Yet his best plays compensate for this shortcoming with coruscating wit, pirouetting plot constructions and, of course, the interesting ideas he explores.
In The Hard Problem, Stoppard’s first play for nine years, the ideas are there in profusion. The “hard” problem under forensic examination is that raised by the distinction — if there is one — between the brain and the mind. The subject of inquiry is what exactly human consciousness is.
The play is set in an institute for brain science bankrolled by a multi-millionaire where the young Hilary (Olivia Vinall), about to graduate in psychology, finds herself among the high-flying neuroscientific ground-breakers.
They’re involved as much in working on predicting the future fluctuations of the financial market — “a belief system with a short memory” — as attempting to discover whether we are anything more than an infinitely complex computerised maze of connected cells bombarded by neurons.

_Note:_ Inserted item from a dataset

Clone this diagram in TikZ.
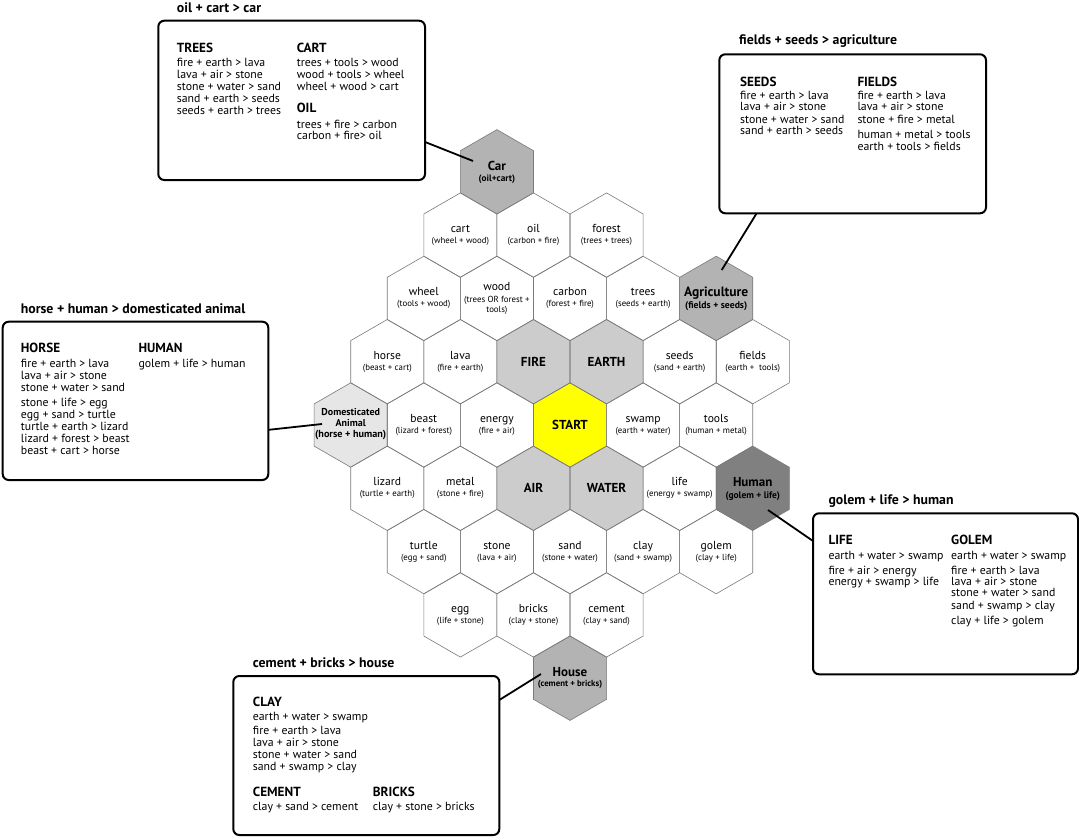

The spirited Hilary zips like a billiard ball between her colleagues, notably her tutor Spike (Damien Molony) — as keen to bed her as to disillusion her beliefs in altruism as being more than a subtle aspect of Darwinian egotism — and brilliant computer mathematician Amal (Perth Thakerer) who forecasts and lucratively manages the supposedly “self-correcting” market until like human beings, mad or in love, they act “irrationally.”
The back story, with the teenage Hilary’s baby who’s been adopted at birth turning up — a “coincidence” which fulfills her need for a “miracle” — and the validity of statistical analysis in the business of socio-scientific truth-finding, contributes some vibrancy to a drama heavily weighted with dialectic argument.
Bob Crowley’s set, a great electron-charged brain network flashing above the action, complements what is artistic director Nicholas Hytner’s last production before leaving the National.
This 100-minute chamber play moves with smooth efficiency and holds the audience’s attention throughout. But afterwards I couldn’t help but find myself wondering, as the medieval scholars did, just how many angels can dance on the point of a needle?